El Gobierno socialista ha decidido reformar la Lomce para encubrir el fracaso escolar o, si se prefiere, para dar continuidad a un modelo educativo que ha hecho de la mediocridad un fin en sí mismo. Eso a pesar de que en España conviven desde hace tiempo regiones de éxito (el caso de Castilla y León o Navarra serían paradigmáticos) con otras indudablemente fallidas. La complejidad sociológica que compone el país (y el acelerado salto a la modernidad que han supuesto los últimos cuarenta años) sirve de atenuante pero no de excusa. Lo que se ha ganado en extensión (no hay niño sin escolarizar hasta los 16 años) se ha perdido en profundidad y, desgraciadamente, también en calidad.

Un doble dato sirve para corroborar esta afirmación: España no es sólo uno de los países europeos con mayor índice de fracaso escolar, sino que además es de los que cuentan con menos alumnos excelentes. No deja de ser paradójico que, como apunta Andreas Schleicher, director del Informe PISA, «España aparece mejor situada en los rankings internacionales cuando se considera la proporción de jóvenes que tienen titulación universitaria que cuando se evalúa su nivel de comprensión lectora o habilidad aritmética. Más de un tercio de los graduados universitarios españoles no supera el nivel 2 en la prueba de comprensión lectora. Por tanto, no están suficientemente preparados para lo que sus puestos de trabajo exigen».

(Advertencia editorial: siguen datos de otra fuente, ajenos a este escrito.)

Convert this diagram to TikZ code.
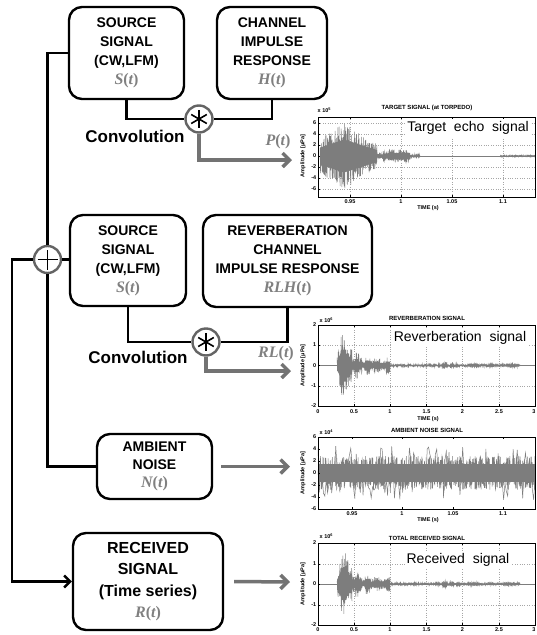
\documentclass[tikz,border=0pt]{standalone}
\usepackage{fontspec}
\setmainfont{Liberation Sans}
\newfontfamily\mathlabfont{Liberation Serif}
\usetikzlibrary{arrows.meta}
\definecolor{arrowgray}{RGB}{115,115,115}
\definecolor{wavegray}{RGB}{125,125,125}
\definecolor{mathgray}{RGB}{128,128,128}
\definecolor{ringgray}{RGB}{100,100,100}
\newcommand{\mlab}[2]{{\color{mathgray}\fontsize{16}{16}\mathlabfont\bfseries\itshape #1\upshape(\itshape #2\upshape)}}
\newcommand{\wseg}[5]{%
 \fill[wavegray] plot[domain=#1:#2, samples=6] (\x,{#3-0.5*(#4)}) -- plot[domain=#2:#1, samples=6] (\x,{#3+0.5*(#4)}) -- cycle;
 \draw[wavestyle] plot[domain=#1:#2, samples=#5] (\x,{#3+(#4)*rand});}
\newcommand{\reverbwave}[1]{%
 \draw[wavestyle] (318,#1) -- (535,#1);
 \wseg{337}{341}{#1}{8+18*(\x-337)/4}{24}
 \wseg{341}{346}{#1}{32}{30}
 \wseg{346}{349}{#1}{24}{18}
 \wseg{349}{352}{#1}{18}{18}
 \wseg{352}{355}{#1}{8}{18}
 \wseg{355}{359}{#1}{13}{24}
 \wseg{359}{362}{#1}{8}{18}
 \wseg{362}{365}{#1}{4}{18}
 \wseg{365}{370}{#1}{10}{30}
 \wseg{370}{374}{#1}{5}{24}
 \wseg{374}{380}{#1}{7}{36}
 \wseg{380}{386}{#1}{5}{36}
 \wseg{386}{390}{#1}{8}{24}
 \wseg{390}{520}{#1}{1.4}{500}
 \wseg{442}{447}{#1}{3.5}{25}
 \wseg{450}{454}{#1}{2.5}{20}
 \wseg{456}{459}{#1}{2}{15}
 \wseg{468}{479}{#1}{1.8}{50}
 \wseg{489}{494}{#1}{1.5}{25}
 \wseg{504}{519}{#1}{1.4}{60}
}
\begin{document}
\begin{tikzpicture}[x=1pt,y=-1pt,
 blockbox/.style={draw=black, line width=2.4pt, rounded corners=13pt, fill=white, align=center, inner sep=0pt, font=\fontsize{14}{19}\selectfont\bfseries},
 wire/.style={draw=black, line width=2.4pt},
 feed/.style={wire, -{Straight Barb[length=6pt,width=12pt]}},
 grayarrow/.style={draw=arrowgray, line width=3.5pt, -{Straight Barb[length=7pt,width=14pt]}},
 opcirc/.style={circle, draw=ringgray, line width=2.4pt, fill=white, minimum size=27pt, inner sep=0pt},
 convlabel/.style={font=\fontsize{17}{17}\selectfont\bfseries, inner sep=0pt},
 siglabel/.style={inner sep=0pt},
 wavestyle/.style={draw=wavegray, line width=0.5pt},
 gridline/.style={draw=gray!70, dotted, line width=0.4pt},
 axframe/.style={draw=black, line width=0.5pt},
 ticklab/.style={font=\fontsize{5.5}{6}\selectfont\bfseries, inner sep=0.5pt},
 ptitle/.style={font=\fontsize{6}{7}\selectfont\bfseries, inner sep=0pt},
 ylab/.style={font=\fontsize{5.5}{6}\selectfont\bfseries, rotate=90, inner sep=0pt},
 note/.style={font=\fontsize{14}{14}\selectfont, fill=white, inner sep=2pt},
]
\useasboundingbox (0,0) rectangle (536,635);
\pgfmathsetseed{7}

% ---------------- blocks ----------------
\node[blockbox, minimum width=115pt, minimum height=92pt] (src1) at (126.5,53) {SOURCE\\SIGNAL\\(CW,LFM)\\\mlab{S}{t}};
\node[blockbox, minimum width=110pt, minimum height=92pt] (chan) at (272,53) {CHANNEL\\IMPULSE\\RESPONSE\\\mlab{H}{t}};
\node[blockbox, minimum width=116pt, minimum height=91pt] (src2) at (128,260.5) {SOURCE\\SIGNAL\\(CW,LFM)\\\mlab{S}{t}};
\node[blockbox, minimum width=169pt, minimum height=92pt] (rlh) at (287.5,261) {REVERBERATION\\CHANNEL\\IMPULSE RESPONSE\\\mlab{RLH}{t}};
\node[blockbox, minimum width=115pt, minimum height=65pt, font=\fontsize{14}{18}\selectfont\bfseries] (noise) at (154.5,466.5) {AMBIENT\\NOISE\\\mlab{N}{t}};
\node[blockbox, minimum width=150pt, minimum height=97pt, font=\fontsize{16}{21.5}\selectfont\bfseries] (recv) at (148,581.5) {RECEIVED\\SIGNAL\\(Time series)\\\mlab{R}{t}};

% ---------------- operators ----------------
\node[opcirc] (plus) at (47.5,259.5) {};
\draw[line width=1.8pt] ([xshift=-10pt]plus.center) -- ([xshift=10pt]plus.center);
\draw[line width=1.8pt] ([yshift=-10pt]plus.center) -- ([yshift=10pt]plus.center);
\node[opcirc] (conv1) at (199,119) {};
\node[opcirc] (conv2) at (206,342) {};
\foreach \c in {conv1,conv2}{
  \foreach \a in {90,30,150}
    \draw[line width=1.6pt] ([shift={(\a:9pt)}]\c.center) -- ([shift={(\a+180:9pt)}]\c.center);
}

% ---------------- wires ----------------
\coordinate (leftbus) at (12,259.5);
\draw[wire] (src1.west) -| (plus.north);
\draw[wire] (plus.east) -- (plus.east -| src2.west);
\draw[wire] (plus.south) |- (noise.west);
\draw[feed] (plus.west) -- (leftbus) |- (recv.west);
\draw[wire] (src1.south) |- (conv1.west);
\draw[wire] (chan.south) |- (conv1.east);
\draw[wire] (src2.south) |- (conv2.west);
\draw[wire] (rlh.south) |- (conv2.east);

\node[convlabel] (cv1) at (135,136) {Convolution};
\node[convlabel] (cv2) at (138,357) {Convolution};

\coordinate (p1in) at (292,160);
\coordinate (p2in) at (291,371);
\coordinate (p3in) at (290,466.5);
\coordinate (p4in) at (290,582);
\draw[grayarrow] (conv1.south) |- (p1in);
\draw[grayarrow] (conv2.south) |- (p2in);
\draw[grayarrow] ([xshift=8pt]noise.east) -- (p3in);
\draw[grayarrow] ([xshift=10pt]recv.east) -- (p4in);
\node[siglabel] (plab) at (278,142) {\mlab{P}{t}};
\node[siglabel] (rllab) at (276,354) {\mlab{RL}{t}};

% ---------------- plot 1: target ----------------
\foreach \yy in {123,134,145,156,167,178,189} \draw[gridline] (318,\yy) -- (535,\yy);
\foreach \xx in {350,401,452,503} \draw[gridline] (\xx,117) -- (\xx,197);
\draw[wavestyle] (318,156) -- (535,156);
\wseg{320}{344}{156}{17+16*(\x-320)/24}{140}
\wseg{344}{377}{156}{33-21*(\x-344)/33}{190}
\wseg{377}{383}{156}{3}{30}
\wseg{383}{388}{156}{5}{25}
\wseg{388}{410}{156}{6.5}{110}
\wseg{410}{420}{156}{1.5}{50}
\wseg{500}{535}{156}{1}{150}
\node[note] (n1) at (468,128) {Target\ \ echo\ \ signal};
\draw[axframe] (318,117) rectangle (535,197);
\foreach \yy in {123,134,145,156,167,178,189} {\draw[axframe] (318,\yy) -- (320,\yy);}
\foreach \xx in {350,401,452,503} {\draw[axframe] (\xx,197) -- (\xx,195); \draw[axframe] (\xx,117) -- (\xx,119);}
\foreach \v/\yy [count=\i] in {6/123,4/134,2/145,0/156,-2/167,-4/178,-6/189} \node[ticklab, anchor=east] (ay\i) at (317,\yy) {\v};
\foreach \v/\xx [count=\i] in {0.95/350,1/401,1.05/452,1.1/503} \node[ticklab] (ax\i) at (\xx,202) {\v};
\node[ptitle] (ti1) at (427,108) {TARGET SIGNAL (at TORPEDO)};
\node[ticklab, anchor=west] (ex1) at (317,110) {x 10\textsuperscript{5}};
\node[ticklab] (tm1) at (428,208) {TIME (s)};
\node[ylab] (yl1) at (303,156) {Amplitude [μPa]};

% ---------------- plot 2: reverberation ----------------
\foreach \yy in {345,386} \draw[gridline] (318,\yy) -- (535,\yy);
\foreach \xx in {354,390,426.5,462.5,499} \draw[gridline] (\xx,325) -- (\xx,406);
\reverbwave{365.5}
\node[note] (n2) at (460,338) {Reverberation\ \ signal};
\draw[axframe] (318,325) rectangle (535,406);
\foreach \yy in {345,365.5,386} {\draw[axframe] (318,\yy) -- (320,\yy);}
\foreach \xx in {354,390,426.5,462.5,499} {\draw[axframe] (\xx,406) -- (\xx,404); \draw[axframe] (\xx,325) -- (\xx,327);}
\foreach \v/\yy [count=\i] in {2/325,1/345,0/365.5,-1/386,-2/406} \node[ticklab, anchor=east] (by\i) at (317,\yy) {\v};
\foreach \v/\xx [count=\i] in {0/318,0.5/354,1/390,1.5/426.5,2/462.5,2.5/499,3/534} \node[ticklab] (bx\i) at (\xx,412) {\v};
\node[ptitle] (ti2) at (427,318) {REVERBERATION SIGNAL};
\node[ticklab, anchor=west] (ex2) at (319,320) {x 10\textsuperscript{6}};
\node[ticklab] (tm2) at (428,419) {TIME (s)};
\node[ylab] (yl2) at (303,365.5) {Amplitude [μPa]};

% ---------------- plot 3: ambient noise ----------------
\fill[wavegray] (318,464) rectangle (535,482);
\draw[wavestyle] plot[domain=318:535, samples=1100] (\x,{473+17*rand});
\draw[wavestyle] plot[domain=318:535, samples=160] (\x,{473+27*rand});
\draw[axframe] (318,437) rectangle (535,509);
\foreach \yy in {449,461,473,485,497} {\draw[axframe] (318,\yy) -- (320,\yy);}
\foreach \xx in {352,402,453,503} {\draw[axframe] (\xx,509) -- (\xx,507); \draw[axframe] (\xx,437) -- (\xx,439);}
\foreach \v/\yy [count=\i] in {6/437,4/449,2/461,0/473,-2/485,-4/497,-6/509} \node[ticklab, anchor=east] (cy\i) at (317,\yy) {\v};
\foreach \v/\xx [count=\i] in {0.95/352,1/402,1.05/453,1.1/503} \node[ticklab] (cx\i) at (\xx,514) {\v};
\node[ptitle] (ti3) at (427,430) {AMBIENT NOISE SIGNAL};
\node[ticklab, anchor=west] (ex3) at (319,432) {x 10\textsuperscript{4}};
\node[ticklab] (tm3) at (428,520) {TIME (s)};
\node[ylab] (yl3) at (303,473) {Amplitude [μPa]};

% ---------------- plot 4: received ----------------
\foreach \yy in {564,605} \draw[gridline] (318,\yy) -- (535,\yy);
\foreach \xx in {354,390,426.5,462.5,499} \draw[gridline] (\xx,543) -- (\xx,625);
\begin{scope}[shift={(0,218.5)}]
\reverbwave{365.5}
\end{scope}
\node[note] (n4) at (458,560) {Received\ \ signal};
\draw[axframe] (318,543) rectangle (535,625);
\foreach \yy in {564,584,605} {\draw[axframe] (318,\yy) -- (320,\yy);}
\foreach \xx in {354,390,426.5,462.5,499} {\draw[axframe] (\xx,625) -- (\xx,623); \draw[axframe] (\xx,543) -- (\xx,545);}
\foreach \v/\yy [count=\i] in {2/543,1/564,0/584,-1/605,-2/625} \node[ticklab, anchor=east] (dy\i) at (317,\yy) {\v};
\foreach \v/\xx [count=\i] in {0/318,0.5/354,1/390,1.5/426.5,2/462.5,2.5/499,3/534} \node[ticklab] (dx\i) at (\xx,630) {\v};
\node[ptitle] (ti4) at (427,538) {TOTAL RECEIVED SIGNAL};
\node[ticklab, anchor=west] (ex4) at (319,536) {x 10\textsuperscript{6}};
\node[ylab] (yl4) at (303,584) {Amplitude [μPa]};
\end{tikzpicture}
\end{document}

Aquí subyace un misterio que no es tal: sencillamente, el sistema educativo español fracasa a la hora de cumplir sus objetivos mínimos. Y, aunque las causas que explican este mar de fondo sin duda son muchas, supondría un error pensar que una falsa equidad concebida a la baja (o la frivolidad ideológica que permea muchas de las pretendidas innovaciones educativas) sea la solución requerida.

La ministra Celaá compagina cambios previsibles, como reducir el contenido curricular, con dogmas sin fundamento, como demonizar de nuevo la memoria. Mnemosina, personificación de la memoria, era para los griegos la madre de las Musas, que es casi tanto como decir la partera de la inteligencia. Y, sin embargo, lo que más ha sorprendido de las declaraciones de la ministra es que apuntan a la posibilidad de que los alumnos puedan obtener el título de Bachillerato con una asignatura suspendida. De entrada, no me parece ni mal ni bien. Quiero decir, no me parece tan dramático ni motivo de grandes jeremiadas. Sí me sorprende, en cambio, el argumento que utiliza: «El peor castigo que puede tener una persona es la rebaja de la autoestima, y eso es algo de lo que el centro debería ocuparse también, porque es lo que da consistencia emocional a la persona». La introducción del sentimentalismo en el panorama educativo resulta tan inquietante como obviar el papel de los conocimientos y la importancia de la escuela en la transmisión del saber.

La escuela, como todo en la vida, es un reto que nos sitúa frente a nuestros límites, y pensar que haya vías alternativas que no supongan esfuerzo (o que reduzcan las consecuencias del esfuerzo a su efecto sobre la autoestima) representa un error considerable. Si de algo nos sirve la experiencia finlandesa (además de subrayar la importancia que reviste la selección del profesorado, la lectura y la atención temprana a las dificultades de aprendizaje), es que los currículums exigentes mejoran el nivel de la clase y no al revés. De hecho, una de las causas principales de la caída en las pruebas PISA de Finlandia en estos últimos diez años parece achacable a la relajación en la exigencia aplicada en las dos últimas reformas curriculares (2004 y 2014). Seguir por esta vía no es lo más adecuado. No, si queremos que la equidad sea también sinónimo de excelencia.